I'm solving Ex 3.8.1. in Brezis' book of Functional Analysis. Could you have a check on my attempt?
Let $(E, | \cdot |)$ be a Banach space and $d$ a metric on $E$ that induces the weak topology $\sigma(E, E^\star)$. Then there is a sequence $(f_n)$ in $E^\star$ such that each $g\in E^\star$ is a finite linear combination of the $f_n$'s.
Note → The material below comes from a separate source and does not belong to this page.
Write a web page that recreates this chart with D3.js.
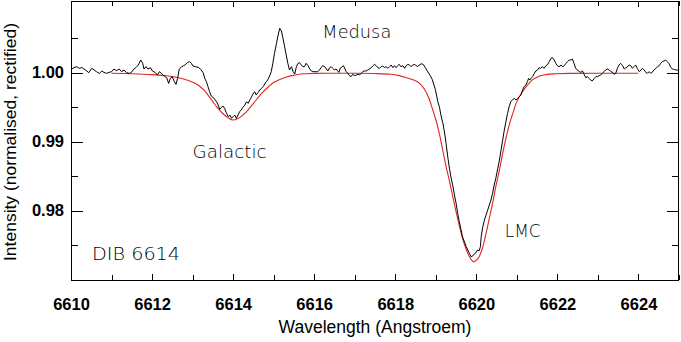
<!DOCTYPE html>
<html>
<head>
<meta charset="utf-8">
<script src="https://cdn.jsdelivr.net/npm/d3@7/dist/d3.min.js"></script>
<style>
  html, body { margin: 0; padding: 0; background: #fff; }
  svg { display: block; }
  .tick text { font-family: "Liberation Sans", Arial, Helvetica, sans-serif; font-weight: bold; font-size: 16.5px; fill: #000; }
  .tick line { stroke: #000; stroke-width: 1; shape-rendering: crispEdges; }
  .title { font-family: "Liberation Sans", Arial, Helvetica, sans-serif; font-size: 17.5px; fill: #000; }
  .ytitle { font-family: "Liberation Sans", Arial, Helvetica, sans-serif; font-size: 17px; fill: #000; }
  .note { font-family: "DejaVu Sans", sans-serif; font-weight: 200; font-size: 17.5px; fill: #000; }
</style>
</head>
<body>
<script>
// ---- Data ----
const obsWave = [
6610.02,6610.07,6610.14,6610.21,6610.26,6610.32,6610.39,6610.44,6610.51,6610.57,6610.63,6610.70,6610.76,6610.81,6610.88,6610.94,
6611.00,6611.06,6611.12,6611.19,6611.25,6611.31,6611.37,6611.44,6611.49,6611.55,6611.60,6611.66,6611.72,6611.77,6611.80,6611.85,6611.90,6611.96,
6612.01,6612.07,6612.13,6612.18,6612.23,6612.29,6612.36,6612.41,6612.45,6612.50,6612.55,6612.59,6612.63,6612.67,6612.73,6612.78,
6612.81,6612.87,6612.93,6612.97,6613.01,6613.07,6613.14,6613.20,6613.26,6613.30,6613.34,6613.38,6613.42,6613.46,6613.53,6613.59,6613.63,6613.67,6613.71,6613.75,6613.79,6613.83,6613.88,6613.92,6613.96,
6614.00,6614.04,6614.08,6614.12,6614.16,6614.20,6614.24,6614.29,6614.33,6614.37,6614.41,6614.45,6614.49,6614.53,6614.57,6614.61,6614.66,6614.70,6614.74,6614.78,6614.82,6614.86,6614.90,6614.94,6614.98,
6615.02,6615.07,6615.11,6615.15,6615.19,6615.23,6615.27,6615.31,6615.35,6615.39,6615.44,6615.48,6615.52,6615.56,6615.60,6615.64,6615.68,6615.72,6615.76,
6615.80,6615.85,6615.89,6615.93,6615.98,6616.05,6616.09,6616.13,6616.17,6616.21,6616.26,6616.30,6616.34,6616.38,6616.42,6616.46,6616.50,6616.54,6616.58,6616.61,6616.64,6616.69,6616.72,6616.76,6616.79,6616.83,6616.87,6616.91,6616.95,
6617.00,6617.04,6617.08,6617.12,6617.16,6617.20,6617.24,6617.28,6617.32,6617.36,6617.41,6617.45,6617.49,6617.53,6617.57,6617.61,6617.65,6617.69,6617.73,6617.77,6617.82,6617.86,6617.90,6617.94,6617.98,
6618.02,6618.06,6618.10,6618.14,6618.19,6618.23,6618.27,6618.31,6618.35,6618.39,6618.43,6618.47,
6618.55,6618.64,6618.69,6618.74,6618.80,6618.86,6618.91,6618.94,6618.99,
6619.05,6619.09,6619.13,6619.17,6619.21,6619.25,6619.30,6619.34,6619.38,6619.42,6619.46,6619.50,6619.54,6619.58,6619.62,6619.66,6619.70,6619.75,6619.79,6619.83,6619.87,6619.91,6619.95,6619.99,
6620.03,6620.07,6620.10,6620.12,6620.16,6620.20,6620.24,6620.28,6620.32,6620.36,6620.40,6620.44,6620.48,6620.53,6620.57,6620.61,6620.65,6620.69,6620.73,6620.77,6620.81,6620.85,6620.90,6620.94,6620.98,
6621.02,6621.06,6621.10,6621.14,6621.18,6621.22,6621.26,6621.29,6621.32,6621.35,6621.39,6621.43,6621.47,6621.51,6621.55,6621.59,6621.63,6621.67,6621.72,6621.76,6621.80,6621.84,6621.88,6621.92,6621.96,
6622.00,6622.04,6622.09,6622.13,6622.17,6622.21,6622.25,6622.29,6622.33,6622.37,6622.41,6622.45,6622.50,6622.54,6622.58,6622.62,6622.66,6622.70,6622.74,6622.78,6622.82,6622.86,6622.91,6622.95,6622.99,
6623.03,6623.07,6623.11,6623.15,6623.19,6623.23,6623.28,6623.32,6623.36,6623.40,6623.44,6623.48,6623.52,6623.56,6623.61,6623.65,6623.69,6623.73,6623.77,6623.81,6623.85,6623.89,6623.93,6623.97,
6624.02,6624.06,6624.10,6624.14,6624.18,6624.22,6624.26,6624.30,6624.34,6624.38,6624.43,6624.47,6624.51,6624.55,6624.59,6624.63,6624.67,6624.71,6624.75,6624.80,6624.84,6624.88,6624.92,6624.98
];
const obsFlux = [
1.00053,1.00072,1.00087,1.00063,1.00077,1.00053,1.00024,1.00000,1.00063,1.00039,1.00014,0.99990,1.00024,1.00005,0.99990,1.00005,
1.00014,1.00053,1.00029,1.00053,1.00014,1.00039,1.00000,0.99990,1.00005,1.00053,1.00072,1.00111,1.00184,1.00135,1.00053,1.00087,1.00053,1.00072,
1.00024,1.00005,0.99966,1.00014,0.99990,0.99957,0.99928,0.99845,0.99918,0.99942,0.99870,0.99831,0.99918,1.00053,1.00087,1.00101,
1.00112,1.00145,1.00160,1.00136,1.00097,1.00087,1.00078,1.00049,1.00000,0.99918,0.99870,0.99798,0.99725,0.99662,0.99629,0.99580,0.99532,0.99469,0.99498,0.99517,0.99484,0.99421,0.99363,0.99387,0.99339,
0.99363,0.99387,0.99339,0.99387,0.99435,0.99460,0.99498,0.99532,0.99580,0.99556,0.99604,0.99643,0.99691,0.99725,0.99677,0.99711,0.99749,0.99774,0.99798,0.99836,0.99870,0.99904,0.99952,1.00015,1.00136,
1.00281,1.00426,1.00546,1.00643,1.00609,1.00498,1.00377,1.00256,1.00136,1.00039,1.00087,1.00015,0.99981,1.00087,1.00136,1.00145,1.00112,1.00087,1.00087,
1.00136,1.00102,1.00054,1.00025,1.00015,1.00015,1.00015,1.00039,1.00073,1.00102,1.00087,1.00054,1.00025,1.00073,1.00087,1.00063,1.00039,1.00054,1.00025,1.00005,1.00063,1.00087,1.00102,1.00054,1.00015,0.99991,0.99957,0.99943,0.99976,
0.99957,0.99967,0.99976,0.99967,0.99991,1.00015,1.00025,1.00025,1.00039,1.00054,1.00073,1.00102,1.00121,1.00102,1.00073,1.00063,1.00087,1.00097,1.00073,1.00087,1.00063,1.00087,1.00112,1.00073,1.00102,
1.00073,1.00102,1.00121,1.00087,1.00102,1.00063,1.00102,1.00121,1.00112,1.00087,1.00112,1.00121,
1.00090,1.00130,1.00120,1.00075,1.00015,0.99960,0.99905,0.99850,0.99755,
0.99580,0.99500,0.99375,0.99280,0.99158,0.98990,0.98760,0.98600,0.98470,0.98360,0.98227,0.98110,0.97960,0.97840,0.97732,0.97620,0.97560,0.97480,0.97430,0.97381,0.97333,0.97343,0.97375,0.97391,
0.97430,0.97420,0.97478,0.97623,0.97768,0.97864,0.97937,0.98009,0.98082,0.98154,0.98251,0.98372,0.98469,0.98613,0.98734,0.98879,0.99024,0.99169,0.99290,0.99410,0.99507,0.99580,0.99614,0.99628,0.99604,
0.99628,0.99652,0.99676,0.99749,0.99797,0.99821,0.99870,0.99918,0.99894,0.99918,0.99943,0.99991,1.00025,1.00039,1.00073,1.00063,1.00087,1.00063,1.00102,1.00121,1.00160,1.00208,1.00218,1.00184,1.00136,
1.00102,1.00087,1.00112,1.00087,1.00102,1.00136,1.00160,1.00184,1.00184,1.00198,1.00136,1.00063,1.00039,1.00015,1.00005,1.00025,0.99977,0.99928,0.99943,0.99918,0.99894,0.99880,0.99918,0.99943,0.99943,
0.99957,0.99967,0.99991,1.00015,1.00039,1.00054,1.00039,1.00015,1.00005,0.99977,0.99991,1.00063,1.00112,1.00136,1.00102,1.00054,1.00073,1.00087,1.00112,1.00102,1.00063,1.00087,1.00112,1.00063,
1.00015,1.00039,1.00063,1.00039,1.00005,0.99991,1.00015,0.99991,1.00005,1.00039,1.00063,1.00087,1.00102,1.00136,1.00160,1.00170,1.00184,1.00160,1.00136,1.00073,1.00054,1.00049,1.00039,1.00039
];
const fitWave = [
6611.00,6611.50,6612.00,6612.30,6612.60,6612.80,6613.00,6613.15,6613.30,6613.45,6613.60,6613.75,6613.88,6614.00,6614.12,6614.25,6614.37,6614.50,6614.62,6614.75,6614.88,
6615.00,6615.15,6615.30,6615.45,6615.60,6615.80,6616.00,6616.50,6617.00,6617.50,6617.90,6618.10,6618.30,6618.47,6618.60,6618.72,6618.84,6618.92,
6619.01,6619.09,6619.17,6619.25,6619.34,6619.42,6619.50,6619.58,6619.66,6619.75,6619.83,6619.91,6619.95,6619.99,6620.07,6620.16,6620.24,6620.32,6620.40,6620.48,6620.57,6620.65,6620.73,6620.81,6620.90,6620.98,
6621.06,6621.14,6621.22,6621.39,6621.55,6621.72,6621.96,6622.30,6623.00,6624.00
];
const fitFlux = [
0.99992,0.99985,0.99972,0.99958,0.99935,0.99905,0.99862,0.99815,0.99735,0.99620,0.99500,0.99405,0.99345,0.99315,0.99338,0.99390,0.99462,0.99555,0.99643,0.99728,0.99800,
0.99858,0.99900,0.99935,0.99958,0.99975,0.99985,0.99990,0.99992,0.99992,0.99988,0.99978,0.99958,0.99922,0.99890,0.99846,0.99760,0.99615,0.99470,
0.99300,0.99110,0.98880,0.98650,0.98420,0.98200,0.97985,0.97780,0.97600,0.97442,0.97333,0.97268,0.97261,0.97278,0.97333,0.97478,0.97671,0.97889,0.98106,0.98348,0.98589,0.98831,0.99048,0.99241,0.99410,0.99555,
0.99652,0.99725,0.99790,0.99900,0.99950,0.99972,0.99984,0.99990,0.99991,0.99991
];
const xMajorTicks = [6610, 6612, 6614, 6616, 6618, 6620, 6622, 6624];
const xMinorTicks = [6611, 6613, 6615, 6617, 6619, 6621, 6623, 6625];
const yMajorTicks = [0.98, 0.99, 1.00];
const yMinorTicks = [0.975, 0.985, 0.995, 1.005];
const notes = [
  { text: "Medusa",   wave: 6616.2,  flux: 1.00506, width: 69 },
  { text: "Galactic", wave: 6613.0,  flux: 0.98762, width: 74 },
  { text: "LMC",      wave: 6620.7,  flux: 0.97624, width: 36 },
  { text: "DIB 6614", wave: 6610.52, flux: 0.97284, width: 88 }
];

// ---- Layout ----
const W = 681, H = 342;
const m = { left: 71, top: 1, right: 679, bottom: 280 };

const svg = d3.select("body").append("svg").attr("width", W).attr("height", H);

const x = d3.scaleLinear().domain([6610, 6625]).range([m.left, m.right]);
const y = d3.scaleLinear().domain([0.96996, 1.01039]).range([m.bottom, m.top]);

// Axes (ticks inward on all four sides)
svg.append("g").attr("transform", `translate(0,${m.bottom})`)
  .call(d3.axisBottom(x).tickValues(xMajorTicks).tickSizeInner(-6).tickSizeOuter(0).tickPadding(18).tickFormat(d3.format("d")))
  .call(g => g.select(".domain").remove());
svg.append("g").attr("transform", `translate(0,${m.bottom})`)
  .call(d3.axisBottom(x).tickValues(xMinorTicks).tickSizeInner(-5).tickSizeOuter(0).tickFormat(""))
  .call(g => g.select(".domain").remove());
svg.append("g").attr("transform", `translate(0,${m.top})`)
  .call(d3.axisTop(x).tickValues(xMajorTicks).tickSizeInner(-6).tickSizeOuter(0).tickFormat(""))
  .call(g => g.select(".domain").remove());
svg.append("g").attr("transform", `translate(0,${m.top})`)
  .call(d3.axisTop(x).tickValues(xMinorTicks).tickSizeInner(-5).tickSizeOuter(0).tickFormat(""))
  .call(g => g.select(".domain").remove());

svg.append("g").attr("transform", `translate(${m.left},0)`)
  .call(d3.axisLeft(y).tickValues(yMajorTicks).tickSizeInner(-12).tickSizeOuter(0).tickPadding(7).tickFormat(d3.format(".2f")))
  .call(g => g.select(".domain").remove());
svg.append("g").attr("transform", `translate(${m.left},0)`)
  .call(d3.axisLeft(y).tickValues(yMinorTicks).tickSizeInner(-7).tickSizeOuter(0).tickFormat(""))
  .call(g => g.select(".domain").remove());
svg.append("g").attr("transform", `translate(${m.right},0)`)
  .call(d3.axisRight(y).tickValues(yMajorTicks).tickSizeInner(-12).tickSizeOuter(0).tickFormat(""))
  .call(g => g.select(".domain").remove());
svg.append("g").attr("transform", `translate(${m.right},0)`)
  .call(d3.axisRight(y).tickValues(yMinorTicks).tickSizeInner(-7).tickSizeOuter(0).tickFormat(""))
  .call(g => g.select(".domain").remove());

// Frame
svg.append("rect")
  .attr("x", m.left + 0.5).attr("y", m.top + 0.5)
  .attr("width", m.right - m.left - 1).attr("height", m.bottom - m.top)
  .attr("fill", "none").attr("stroke", "#000").attr("stroke-width", 1);

// Axis titles
svg.append("text").attr("class", "title")
  .attr("x", (m.left + m.right) / 2).attr("y", 333)
  .attr("text-anchor", "middle").text("Wavelength (Angstroem)");
svg.append("text").attr("class", "ytitle")
  .attr("transform", `translate(15.5,${(m.top + m.bottom) / 2 + 1.5}) rotate(-90)`)
  .attr("text-anchor", "middle")
  .attr("textLength", 238).attr("lengthAdjust", "spacingAndGlyphs")
  .text("Intensity (normalised, rectified)");

// Lines
const obs = obsWave.map((w, i) => [w, obsFlux[i]]);
const fit = fitWave.map((w, i) => [w, fitFlux[i]]);

svg.append("path").datum(fit)
  .attr("fill", "none").attr("stroke", "#e3241f").attr("stroke-width", 1.1)
  .attr("d", d3.line().x(d => x(d[0])).y(d => y(d[1])).curve(d3.curveMonotoneX));

svg.append("path").datum(obs)
  .attr("fill", "none").attr("stroke", "#000").attr("stroke-width", 1)
  .attr("stroke-linejoin", "round")
  .attr("d", d3.line().x(d => x(d[0])).y(d => y(d[1])));

// Annotations
svg.selectAll("text.note").data(notes).join("text")
  .attr("class", "note")
  .attr("x", d => x(d.wave)).attr("y", d => y(d.flux))
  .attr("textLength", d => d.width).attr("lengthAdjust", "spacingAndGlyphs")
  .text(d => d.text);
</script>
</body>
</html>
My proof: Let $V_n := \{x \in E \mid d(x,0) < n^{-1}\}$ for $n \in \mathbb N^*$. Then there exists a finite sequence $(f_{n, k})_{k=1}^{\varphi(n)}$ in $E^\star$ such that $$V_n \supseteq U_n:=\{x \in E \mid \forall k=1, \ldots,\varphi(n): |\langle f_{n,k}, x \rangle| < 1\}.$$
Fix $f \in E^\star$ and $A := \{x \in E \mid |\langle f, x \rangle| < 1\}$. Let $A_n := A/n := \{x/n \mid x\in A\}$. Then $$\operatorname{ker} f = \bigcap_{n \in \mathbb N^\star} A_n.$$
There exists some $\overline n$ such that $U :=U_{\overline n} \subseteq V_n \subseteq A$. Similarly, we define $U_n :=U/n$. It follows that $$\bigcap_{k=1}^{\varphi(\overline n)} \operatorname{ker} f_{\overline n,k} = \bigcap_{n \in \mathbb N^\star} U_n.$$
It follows from $U \subseteq A$ that $$\bigcap_{k=1}^{\varphi(\overline n)} \operatorname{ker} f_{\overline n,k} \subseteq \operatorname{ker} f.$$
Lemma: Let $f_1, \ldots,f_n,f$ be linear functionals such that $\bigcap_{k=1}^n \ker f_k \subseteq \ker f$. Then $f$ is linearly dependent from $f_1,\ldots,f_n$.
By our lemma, $f$ is a linearly dependent of $\{f_{\overline n,k} \mid k = 1, \ldots, \varphi(\overline n)\}$. It follows that the collection $$\{f_{n, k} \mid n \in \mathbb N^\star, k =1, \ldots, \varphi(n)\}$$ satisfies the requirement.